Facebook wants to build trust in AI with its Casual Conversations dataset
Taking an active rather than reactive position on building trustworthy AI, Facebook has opened a new dataset to algorithm developers globally.
Casual Conversations is a collection of 45,000 videos of people chatting. The subjects are of various ages and skin tones and three gender choices. Lighting conditions also vary markedly.
The dataset, something that is reused from a Facebook deepfake research project, is intended to be a reality check for developers who want to root out age, race and gender bias from their computer vision and/or audio products.
Including voices is expected to help minimize biases based in audio applications, too.
It comes at a time when democratically elected governments and an increasing number of large businesses are trying to figure out how best to win over popular opinion about a topic that causes most eyes to glaze over in the details.
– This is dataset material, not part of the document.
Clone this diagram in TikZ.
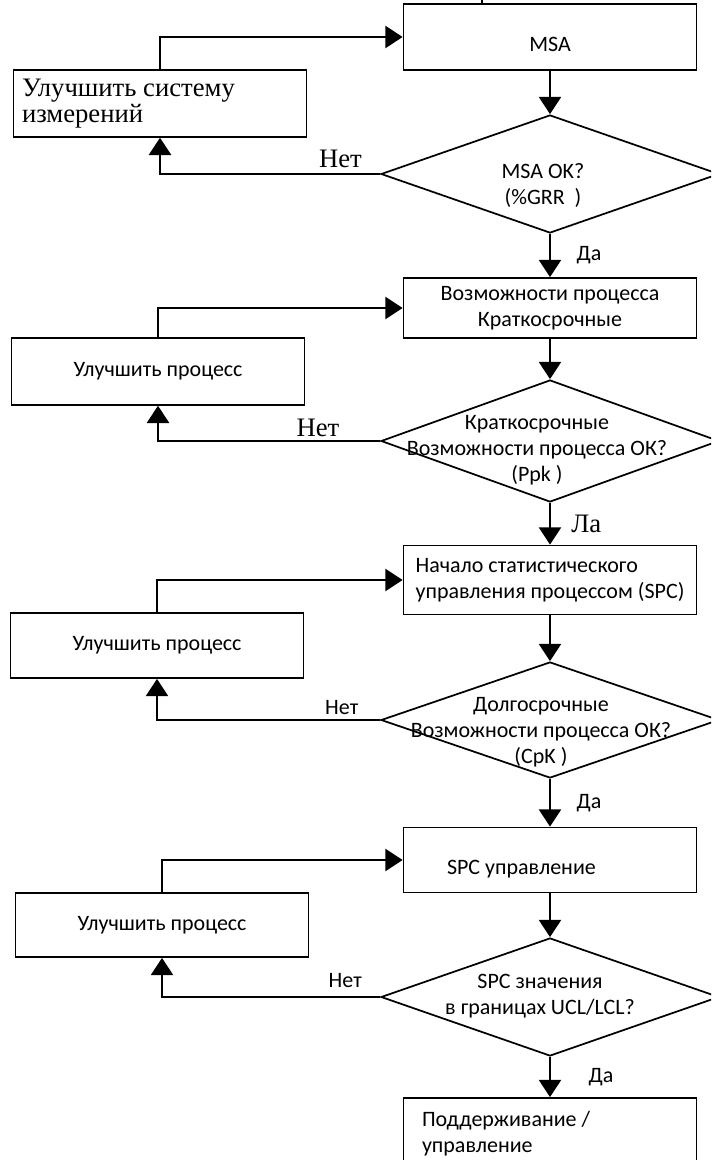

Other eyes open wide with concern that AI will be used in unethical or dangerous ways.
Too often, proponents and vendors give lip service to the most important factor in AI’s future — its trustworthiness.
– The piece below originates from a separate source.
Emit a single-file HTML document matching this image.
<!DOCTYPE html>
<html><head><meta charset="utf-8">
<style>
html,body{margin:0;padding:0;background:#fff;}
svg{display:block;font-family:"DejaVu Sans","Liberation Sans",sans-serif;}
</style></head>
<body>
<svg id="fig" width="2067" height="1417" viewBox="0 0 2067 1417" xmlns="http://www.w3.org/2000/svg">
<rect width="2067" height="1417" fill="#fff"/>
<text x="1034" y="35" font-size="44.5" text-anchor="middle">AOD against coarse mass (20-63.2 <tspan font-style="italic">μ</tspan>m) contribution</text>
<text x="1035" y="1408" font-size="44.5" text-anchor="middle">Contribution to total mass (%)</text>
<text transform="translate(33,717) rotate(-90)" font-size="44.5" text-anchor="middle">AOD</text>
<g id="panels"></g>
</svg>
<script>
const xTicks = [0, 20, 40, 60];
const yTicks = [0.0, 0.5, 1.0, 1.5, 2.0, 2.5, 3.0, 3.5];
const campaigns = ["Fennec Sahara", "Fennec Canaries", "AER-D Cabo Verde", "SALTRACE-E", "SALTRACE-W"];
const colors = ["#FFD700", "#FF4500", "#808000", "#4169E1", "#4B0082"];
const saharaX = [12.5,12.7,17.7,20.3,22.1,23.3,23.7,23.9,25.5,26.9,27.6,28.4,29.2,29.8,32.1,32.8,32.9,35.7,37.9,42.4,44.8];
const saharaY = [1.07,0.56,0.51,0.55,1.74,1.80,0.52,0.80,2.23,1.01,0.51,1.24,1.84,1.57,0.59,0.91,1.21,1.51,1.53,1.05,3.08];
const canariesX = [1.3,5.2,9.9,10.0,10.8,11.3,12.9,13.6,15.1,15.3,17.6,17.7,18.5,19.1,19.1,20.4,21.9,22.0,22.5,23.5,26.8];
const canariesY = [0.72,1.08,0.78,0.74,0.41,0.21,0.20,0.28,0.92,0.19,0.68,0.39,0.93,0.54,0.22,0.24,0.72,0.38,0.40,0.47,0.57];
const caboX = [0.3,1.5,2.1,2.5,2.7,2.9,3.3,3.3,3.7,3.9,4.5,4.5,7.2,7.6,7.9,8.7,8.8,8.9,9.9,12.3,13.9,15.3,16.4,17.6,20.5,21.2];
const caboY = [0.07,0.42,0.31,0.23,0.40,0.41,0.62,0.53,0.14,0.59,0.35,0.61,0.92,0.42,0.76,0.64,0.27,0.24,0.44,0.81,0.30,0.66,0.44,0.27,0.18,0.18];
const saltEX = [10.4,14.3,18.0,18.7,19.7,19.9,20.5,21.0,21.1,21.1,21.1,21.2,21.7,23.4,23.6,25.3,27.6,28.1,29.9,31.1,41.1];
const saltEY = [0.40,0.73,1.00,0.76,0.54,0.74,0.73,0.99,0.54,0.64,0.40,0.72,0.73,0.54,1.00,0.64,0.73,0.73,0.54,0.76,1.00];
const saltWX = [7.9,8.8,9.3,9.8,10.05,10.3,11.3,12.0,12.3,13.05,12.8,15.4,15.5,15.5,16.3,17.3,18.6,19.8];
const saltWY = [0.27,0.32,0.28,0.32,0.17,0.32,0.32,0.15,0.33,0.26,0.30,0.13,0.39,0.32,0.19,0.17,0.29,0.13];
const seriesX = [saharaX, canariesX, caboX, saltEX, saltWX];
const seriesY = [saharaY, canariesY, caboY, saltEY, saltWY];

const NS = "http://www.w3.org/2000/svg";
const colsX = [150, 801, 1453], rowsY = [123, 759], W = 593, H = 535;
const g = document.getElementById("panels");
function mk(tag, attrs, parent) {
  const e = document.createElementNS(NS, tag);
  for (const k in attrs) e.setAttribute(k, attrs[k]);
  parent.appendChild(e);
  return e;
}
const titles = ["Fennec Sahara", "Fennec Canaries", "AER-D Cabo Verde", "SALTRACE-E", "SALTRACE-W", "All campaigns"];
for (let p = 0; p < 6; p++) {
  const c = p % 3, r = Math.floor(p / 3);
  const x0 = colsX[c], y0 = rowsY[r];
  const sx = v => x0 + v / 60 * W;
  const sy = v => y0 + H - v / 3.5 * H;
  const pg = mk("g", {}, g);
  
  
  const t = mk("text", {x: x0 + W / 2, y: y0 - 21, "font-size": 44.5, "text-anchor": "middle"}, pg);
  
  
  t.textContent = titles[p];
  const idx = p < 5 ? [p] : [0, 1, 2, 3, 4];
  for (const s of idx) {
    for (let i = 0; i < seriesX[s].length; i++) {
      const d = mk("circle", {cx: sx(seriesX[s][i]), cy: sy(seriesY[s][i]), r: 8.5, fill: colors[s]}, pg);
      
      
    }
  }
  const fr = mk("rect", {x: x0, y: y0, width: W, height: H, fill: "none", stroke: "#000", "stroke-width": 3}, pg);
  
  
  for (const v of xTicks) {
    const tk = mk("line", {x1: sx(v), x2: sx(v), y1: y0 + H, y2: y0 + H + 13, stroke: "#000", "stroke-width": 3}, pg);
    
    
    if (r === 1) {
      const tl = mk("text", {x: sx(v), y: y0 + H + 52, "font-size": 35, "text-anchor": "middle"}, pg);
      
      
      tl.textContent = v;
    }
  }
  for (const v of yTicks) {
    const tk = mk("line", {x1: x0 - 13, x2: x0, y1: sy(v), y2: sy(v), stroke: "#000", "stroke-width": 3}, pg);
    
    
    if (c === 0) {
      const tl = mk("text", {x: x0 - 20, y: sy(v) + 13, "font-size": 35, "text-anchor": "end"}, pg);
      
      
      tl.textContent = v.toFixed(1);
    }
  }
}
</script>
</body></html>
Facebook, the company and app that people love to hate to use every available moment, perhaps knows intimately that trust in technology that touches people’s personal lives cannot be taken for granted.
Everyone — all 3,011 people — talking in Casual Conversations were asked their age and gender rather than have researchers or software guess. That certainty makes the dataset considerably valuable to developers.
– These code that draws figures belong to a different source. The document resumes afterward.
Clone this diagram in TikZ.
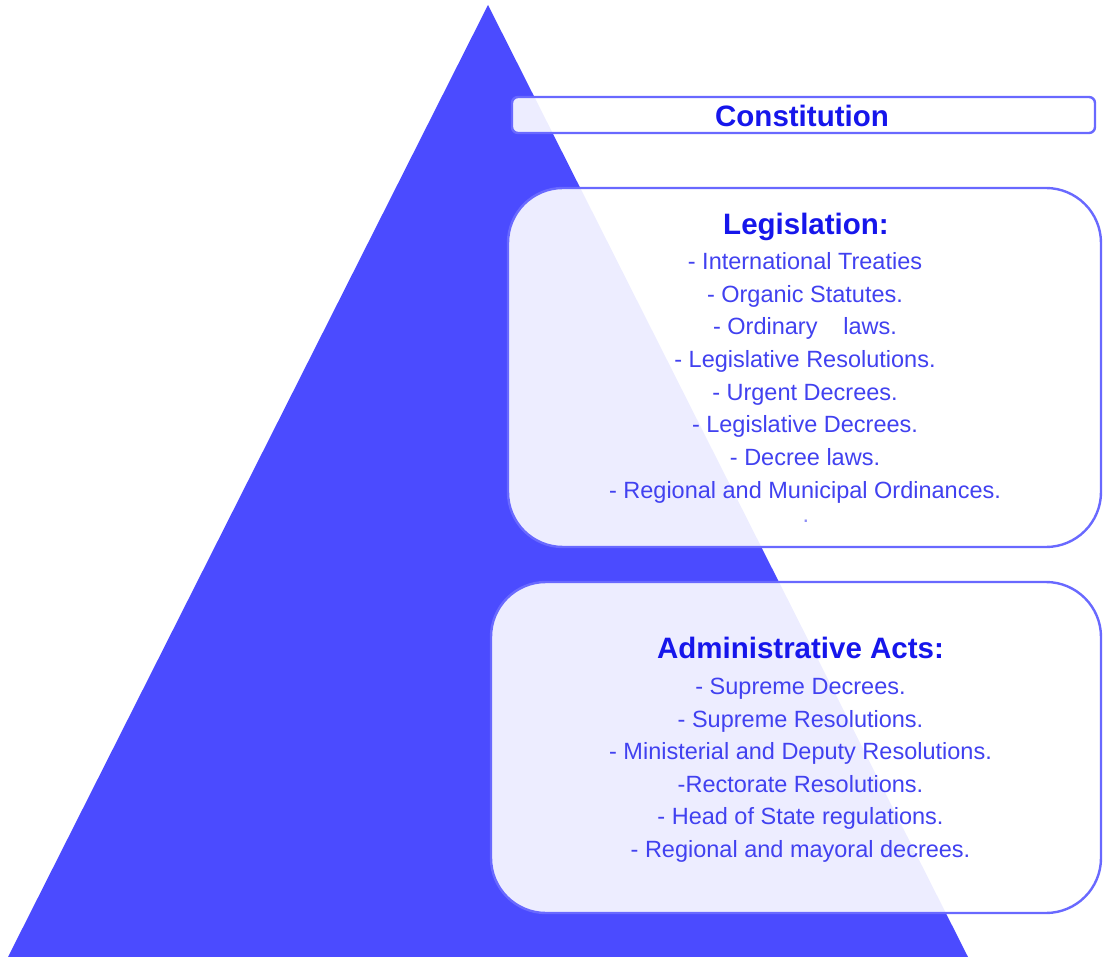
\documentclass[tikz,border=0pt]{standalone}
\usepackage{fontspec}
\setmainfont{Liberation Sans}
\definecolor{tricol}{RGB}{75,75,255}
\definecolor{boxline}{RGB}{105,105,255}
\definecolor{titlecol}{RGB}{22,22,235}
\definecolor{itemcol}{RGB}{65,65,240}
\begin{document}
\begin{tikzpicture}[x=1pt,y=-1pt,
  tri/.style={fill=tricol},
  panel/.style={draw=boxline, line width=2.4pt, fill=white, fill opacity=0.9},
  ttl/.style={anchor=base, inner sep=0pt, text=titlecol, font=\fontsize{29.5}{33}\selectfont\bfseries},
  itm/.style={anchor=base, inner sep=0pt, text=itemcol, font=\fontsize{23.5}{28}\selectfont}]
\useasboundingbox (0,0) rectangle (1103,957);
% pyramid
\coordinate (apex) at (488,5);
\coordinate (bl) at (8,957);
\coordinate (br) at (968,957);
\fill[tri] (apex) -- (br) -- (bl) -- cycle;
% panels
\draw[panel, rounded corners=6pt] (512,97) rectangle (1095,133);
\draw[panel, rounded corners=55pt] (508,188) rectangle (1101,547);
\draw[panel, rounded corners=55pt] (491,582) rectangle (1101,913);
% texts
\node[ttl] (const) at (802,126.6) {Constitution};
\node[ttl] (legis) at (806,234.6) {Legislation:};
\foreach \t [count=\i from 0] in {%
  - International Treaties,
  - Organic Statutes.,
  - Ordinary\hspace{1.1em}laws.,
  - Legislative Resolutions.,
  - Urgent Decrees.,
  - Legislative Decrees.,
  - Decree laws.,
  - Regional and Municipal Ordinances.}
  \node[itm] (leg\i) at (805,{269.4+32.7*\i}) {\t};
\node[itm, text=itemcol!60] (legdot) at (806,522) {.};
\node[ttl] (admin) at (800.5,658.6) {Administrative Acts:};
\foreach \t [count=\i from 0] in {%
  - Supreme Decrees.,
  - Supreme Resolutions.,
  - Ministerial and Deputy Resolutions.,
  -Rectorate Resolutions.,
  - Head of State regulations.,
  - Regional and mayoral decrees.}
  \node[itm] (adm\i) at (800.5,{694.4+32.6*\i}) {\t};
\end{tikzpicture}
\end{document}
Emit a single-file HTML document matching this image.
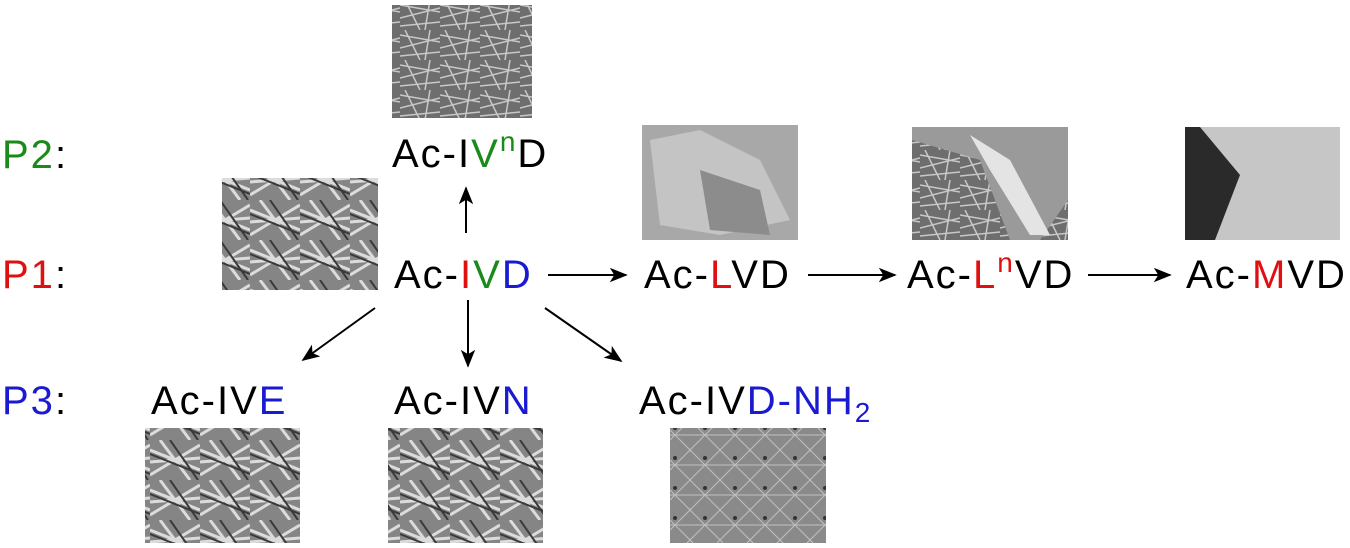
<!DOCTYPE html>
<html><head><meta charset="utf-8"><style>
html,body{margin:0;padding:0;background:#fff;}
svg{display:block;}
text{font-family:"Liberation Sans",Arial,sans-serif;font-size:40px;letter-spacing:2px;}
</style></head><body>
<svg width="1350" height="548" viewBox="0 0 1350 548">
<defs>
<marker id="ah" viewBox="0 0 10 10" refX="9" refY="5" markerWidth="9" markerHeight="9" orient="auto"><path d="M0,1 L10,5 L0,9 L2.5,5z" fill="#000"/></marker>
<pattern id="fib" width="40" height="30" patternUnits="userSpaceOnUse"><rect width="40" height="30" fill="#6e6e6e"/><path d="M0,5 L40,12 M0,18 L40,8 M5,0 L20,30 M0,26 L40,22 M30,0 L25,30" stroke="#c8c8c8" stroke-width="1.5"/></pattern>
<pattern id="rod" width="50" height="40" patternUnits="userSpaceOnUse"><rect width="50" height="40" fill="#858585"/><path d="M0,10 L50,30 M0,35 L50,5 M10,0 L40,40 M0,22 L50,18" stroke="#dcdcdc" stroke-width="3"/><path d="M0,14 L50,34 M20,0 L48,40" stroke="#3a3a3a" stroke-width="2"/></pattern>
<pattern id="mesh" width="30" height="30" patternUnits="userSpaceOnUse"><rect width="30" height="30" fill="#8a8a8a"/><path d="M0,0 L30,30 M30,0 L0,30 M0,15 L30,15" stroke="#c0c0c0" stroke-width="1"/><circle cx="15" cy="8" r="2" fill="#333"/></pattern>
</defs>

<rect x="392" y="5" width="140" height="113" fill="url(#fib)"/>
<rect x="222" y="178" width="156" height="112" fill="url(#rod)"/>
<g>
<rect x="642" y="125" width="156" height="115" fill="#a8a8a8"/>
<path d="M650,140 L700,130 L760,160 L790,220 L720,235 L660,225z" fill="#c4c4c4"/>
<path d="M700,170 L760,190 L770,235 L710,230z" fill="#8c8c8c"/>
</g>
<g>
<rect x="912" y="127" width="156" height="113" fill="url(#fib)"/>
<path d="M912,127 L1068,127 L1068,200 L1040,240 L1010,240 L980,160 L912,140z" fill="#9a9a9a"/>
<path d="M970,135 L1010,160 L1050,235 L1030,235 L990,170z" fill="#e4e4e4"/>
</g>
<g>
<rect x="1185" y="127" width="155" height="113" fill="#c6c6c6"/>
<path d="M1185,127 L1200,127 L1240,175 L1215,240 L1185,240z" fill="#2a2a2a"/>
</g>
<rect x="145" y="428" width="155" height="115" fill="url(#rod)"/>
<rect x="388" y="428" width="155" height="115" fill="url(#rod)"/>
<rect x="670" y="428" width="156" height="115" fill="url(#mesh)"/>

<text x="2" y="168"><tspan fill="#1a8a1a">P2</tspan><tspan fill="#000">:</tspan></text>
<text x="2" y="288"><tspan fill="#e01010">P1</tspan><tspan fill="#000">:</tspan></text>
<text x="2" y="414"><tspan fill="#1a1ad0">P3</tspan><tspan fill="#000">:</tspan></text>

<text x="392" y="167">Ac-I<tspan fill="#1a8a1a">V</tspan><tspan fill="#1a8a1a" font-size="28" dy="-16">n</tspan><tspan dy="16">D</tspan></text>
<text x="394" y="288">Ac-<tspan fill="#e01010">I</tspan><tspan fill="#1a8a1a">V</tspan><tspan fill="#1a1ad0">D</tspan></text>
<text x="644" y="288">Ac-<tspan fill="#e01010">L</tspan>VD</text>
<text x="907" y="288">Ac-<tspan fill="#e01010">L</tspan><tspan fill="#e01010" font-size="28" dy="-16">n</tspan><tspan dy="16">VD</tspan></text>
<text x="1186" y="288">Ac-<tspan fill="#e01010">M</tspan>VD</text>
<text x="151" y="414">Ac-IV<tspan fill="#1a1ad0">E</tspan></text>
<text x="394" y="414">Ac-IV<tspan fill="#1a1ad0">N</tspan></text>
<text x="639" y="414">Ac-IV<tspan fill="#1a1ad0">D-NH</tspan><tspan fill="#1a1ad0" font-size="28" dy="8">2</tspan></text>

<g stroke="#000" stroke-width="2" marker-end="url(#ah)">
<line x1="466" y1="233" x2="466" y2="188"/>
<line x1="548" y1="275" x2="626" y2="275"/>
<line x1="808" y1="275" x2="895" y2="275"/>
<line x1="1088" y1="275" x2="1170" y2="275"/>
<line x1="375" y1="308" x2="303" y2="360"/>
<line x1="468" y1="300" x2="468" y2="366"/>
<line x1="545" y1="308" x2="621" y2="361"/>
</g>
</svg>
</body></html>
For gender, they could only choose male, female or other, something that Facebook almost apologizes for. The company explicitly points out it knows that that is “insufficient.” The dataset is a “good, bold first step forward,” and will be expanded over time to include other gender identities.
The company said it believes Casual Conversations is unique in that it is open sourced, includes paid actors who chose to participate and gets the gender and age information from participants.
Apparent skin tone for each participant was assigned by trained annotators, according to Facebook, based on the Fitzpatrick classification tool. The variable ambient lighting was tagged as well, to measure how skin tones look under less-clinical conditions.